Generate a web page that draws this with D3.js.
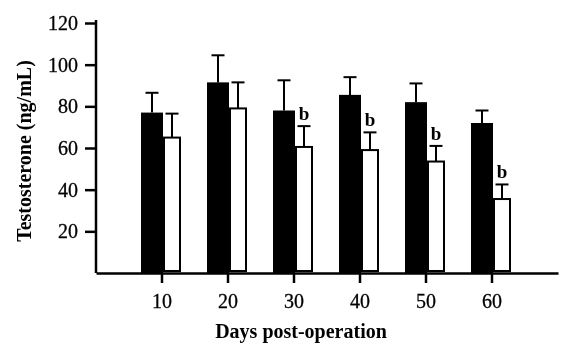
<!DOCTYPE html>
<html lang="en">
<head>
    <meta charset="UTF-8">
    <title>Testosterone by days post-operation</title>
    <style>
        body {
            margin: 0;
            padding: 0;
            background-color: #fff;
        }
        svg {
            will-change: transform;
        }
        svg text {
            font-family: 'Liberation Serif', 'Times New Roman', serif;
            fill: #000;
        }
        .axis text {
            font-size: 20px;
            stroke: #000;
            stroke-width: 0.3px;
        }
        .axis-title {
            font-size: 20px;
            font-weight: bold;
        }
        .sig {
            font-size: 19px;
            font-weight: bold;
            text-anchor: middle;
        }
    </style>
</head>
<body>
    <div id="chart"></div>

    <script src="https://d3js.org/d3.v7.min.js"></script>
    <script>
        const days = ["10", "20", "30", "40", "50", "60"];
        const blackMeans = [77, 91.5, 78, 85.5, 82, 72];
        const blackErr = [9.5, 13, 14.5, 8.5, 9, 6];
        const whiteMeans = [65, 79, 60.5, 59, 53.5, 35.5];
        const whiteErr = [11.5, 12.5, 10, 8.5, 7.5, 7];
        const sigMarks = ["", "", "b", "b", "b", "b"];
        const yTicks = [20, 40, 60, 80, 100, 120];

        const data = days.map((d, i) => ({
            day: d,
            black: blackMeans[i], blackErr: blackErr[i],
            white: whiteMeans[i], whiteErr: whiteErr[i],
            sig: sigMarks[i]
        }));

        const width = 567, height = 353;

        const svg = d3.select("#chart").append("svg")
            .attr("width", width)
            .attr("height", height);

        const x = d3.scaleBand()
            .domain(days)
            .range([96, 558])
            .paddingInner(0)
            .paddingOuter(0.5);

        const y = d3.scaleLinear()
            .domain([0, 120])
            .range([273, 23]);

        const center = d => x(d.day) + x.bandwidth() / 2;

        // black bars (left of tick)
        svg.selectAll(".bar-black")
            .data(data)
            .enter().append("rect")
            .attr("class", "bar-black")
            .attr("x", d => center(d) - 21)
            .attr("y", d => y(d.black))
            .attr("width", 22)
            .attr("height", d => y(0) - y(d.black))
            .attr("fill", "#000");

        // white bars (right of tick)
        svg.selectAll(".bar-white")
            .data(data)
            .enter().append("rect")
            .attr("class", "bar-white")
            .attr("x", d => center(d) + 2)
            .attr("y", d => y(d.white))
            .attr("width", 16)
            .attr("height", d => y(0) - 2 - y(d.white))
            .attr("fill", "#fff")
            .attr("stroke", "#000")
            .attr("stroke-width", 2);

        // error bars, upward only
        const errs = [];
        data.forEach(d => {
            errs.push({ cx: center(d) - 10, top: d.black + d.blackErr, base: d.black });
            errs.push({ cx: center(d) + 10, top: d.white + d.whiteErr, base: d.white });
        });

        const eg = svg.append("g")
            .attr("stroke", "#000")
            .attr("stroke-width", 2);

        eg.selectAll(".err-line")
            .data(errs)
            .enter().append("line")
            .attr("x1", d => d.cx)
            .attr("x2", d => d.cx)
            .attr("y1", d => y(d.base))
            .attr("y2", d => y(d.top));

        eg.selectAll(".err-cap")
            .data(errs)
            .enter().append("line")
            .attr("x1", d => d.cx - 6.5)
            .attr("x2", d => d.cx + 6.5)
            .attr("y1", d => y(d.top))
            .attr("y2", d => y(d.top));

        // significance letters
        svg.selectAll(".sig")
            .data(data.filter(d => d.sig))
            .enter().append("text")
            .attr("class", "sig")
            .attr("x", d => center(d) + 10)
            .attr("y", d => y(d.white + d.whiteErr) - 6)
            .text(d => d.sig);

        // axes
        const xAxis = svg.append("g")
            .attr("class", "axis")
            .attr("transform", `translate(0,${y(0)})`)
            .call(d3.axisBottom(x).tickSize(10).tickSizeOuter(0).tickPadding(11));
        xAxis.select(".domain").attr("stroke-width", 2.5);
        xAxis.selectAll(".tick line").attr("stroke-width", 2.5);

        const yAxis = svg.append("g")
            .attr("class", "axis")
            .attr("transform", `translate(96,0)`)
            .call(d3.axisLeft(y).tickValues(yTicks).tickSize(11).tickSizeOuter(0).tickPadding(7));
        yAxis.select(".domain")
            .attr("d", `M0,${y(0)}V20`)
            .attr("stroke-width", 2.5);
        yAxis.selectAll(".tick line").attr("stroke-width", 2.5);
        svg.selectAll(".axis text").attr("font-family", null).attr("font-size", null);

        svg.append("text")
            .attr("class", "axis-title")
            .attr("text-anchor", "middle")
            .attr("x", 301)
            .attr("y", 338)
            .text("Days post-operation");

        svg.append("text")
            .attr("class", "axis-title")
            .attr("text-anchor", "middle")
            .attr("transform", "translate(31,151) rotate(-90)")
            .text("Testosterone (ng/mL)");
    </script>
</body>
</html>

____________________

_GIVEN PROBLEM_
Quote the preceding listing precisely and completely, omitting its images.

_REPLY_
Generate a web page that draws this with D3.js.
<!DOCTYPE html>
<html lang="en">
<head>
    <meta charset="UTF-8">
    <title>Testosterone by days post-operation</title>
    <style>
        body {
            margin: 0;
            padding: 0;
            background-color: #fff;
        }
        svg {
            will-change: transform;
        }
        svg text {
            font-family: 'Liberation Serif', 'Times New Roman', serif;
            fill: #000;
        }
        .axis text {
            font-size: 20px;
            stroke: #000;
            stroke-width: 0.3px;
        }
        .axis-title {
            font-size: 20px;
            font-weight: bold;
        }
        .sig {
            font-size: 19px;
            font-weight: bold;
            text-anchor: middle;
        }
    </style>
</head>
<body>
    <div id="chart"></div>

    <script src="https://d3js.org/d3.v7.min.js"></script>
    <script>
        const days = ["10", "20", "30", "40", "50", "60"];
        const blackMeans = [77, 91.5, 78, 85.5, 82, 72];
        const blackErr = [9.5, 13, 14.5, 8.5, 9, 6];
        const whiteMeans = [65, 79, 60.5, 59, 53.5, 35.5];
        const whiteErr = [11.5, 12.5, 10, 8.5, 7.5, 7];
        const sigMarks = ["", "", "b", "b", "b", "b"];
        const yTicks = [20, 40, 60, 80, 100, 120];

        const data = days.map((d, i) => ({
            day: d,
            black: blackMeans[i], blackErr: blackErr[i],
            white: whiteMeans[i], whiteErr: whiteErr[i],
            sig: sigMarks[i]
        }));

        const width = 567, height = 353;

        const svg = d3.select("#chart").append("svg")
            .attr("width", width)
            .attr("height", height);

        const x = d3.scaleBand()
            .domain(days)
            .range([96, 558])
            .paddingInner(0)
            .paddingOuter(0.5);

        const y = d3.scaleLinear()
            .domain([0, 120])
            .range([273, 23]);

        const center = d => x(d.day) + x.bandwidth() / 2;

        // black bars (left of tick)
        svg.selectAll(".bar-black")
            .data(data)
            .enter().append("rect")
            .attr("class", "bar-black")
            .attr("x", d => center(d) - 21)
            .attr("y", d => y(d.black))
            .attr("width", 22)
            .attr("height", d => y(0) - y(d.black))
            .attr("fill", "#000");

        // white bars (right of tick)
        svg.selectAll(".bar-white")
            .data(data)
            .enter().append("rect")
            .attr("class", "bar-white")
            .attr("x", d => center(d) + 2)
            .attr("y", d => y(d.white))
            .attr("width", 16)
            .attr("height", d => y(0) - 2 - y(d.white))
            .attr("fill", "#fff")
            .attr("stroke", "#000")
            .attr("stroke-width", 2);

        // error bars, upward only
        const errs = [];
        data.forEach(d => {
            errs.push({ cx: center(d) - 10, top: d.black + d.blackErr, base: d.black });
            errs.push({ cx: center(d) + 10, top: d.white + d.whiteErr, base: d.white });
        });

        const eg = svg.append("g")
            .attr("stroke", "#000")
            .attr("stroke-width", 2);

        eg.selectAll(".err-line")
            .data(errs)
            .enter().append("line")
            .attr("x1", d => d.cx)
            .attr("x2", d => d.cx)
            .attr("y1", d => y(d.base))
            .attr("y2", d => y(d.top));

        eg.selectAll(".err-cap")
            .data(errs)
            .enter().append("line")
            .attr("x1", d => d.cx - 6.5)
            .attr("x2", d => d.cx + 6.5)
            .attr("y1", d => y(d.top))
            .attr("y2", d => y(d.top));

        // significance letters
        svg.selectAll(".sig")
            .data(data.filter(d => d.sig))
            .enter().append("text")
            .attr("class", "sig")
            .attr("x", d => center(d) + 10)
            .attr("y", d => y(d.white + d.whiteErr) - 6)
            .text(d => d.sig);

        // axes
        const xAxis = svg.append("g")
            .attr("class", "axis")
            .attr("transform", `translate(0,${y(0)})`)
            .call(d3.axisBottom(x).tickSize(10).tickSizeOuter(0).tickPadding(11));
        xAxis.select(".domain").attr("stroke-width", 2.5);
        xAxis.selectAll(".tick line").attr("stroke-width", 2.5);

        const yAxis = svg.append("g")
            .attr("class", "axis")
            .attr("transform", `translate(96,0)`)
            .call(d3.axisLeft(y).tickValues(yTicks).tickSize(11).tickSizeOuter(0).tickPadding(7));
        yAxis.select(".domain")
            .attr("d", `M0,${y(0)}V20`)
            .attr("stroke-width", 2.5);
        yAxis.selectAll(".tick line").attr("stroke-width", 2.5);
        svg.selectAll(".axis text").attr("font-family", null).attr("font-size", null);

        svg.append("text")
            .attr("class", "axis-title")
            .attr("text-anchor", "middle")
            .attr("x", 301)
            .attr("y", 338)
            .text("Days post-operation");

        svg.append("text")
            .attr("class", "axis-title")
            .attr("text-anchor", "middle")
            .attr("transform", "translate(31,151) rotate(-90)")
            .text("Testosterone (ng/mL)");
    </script>
</body>
</html>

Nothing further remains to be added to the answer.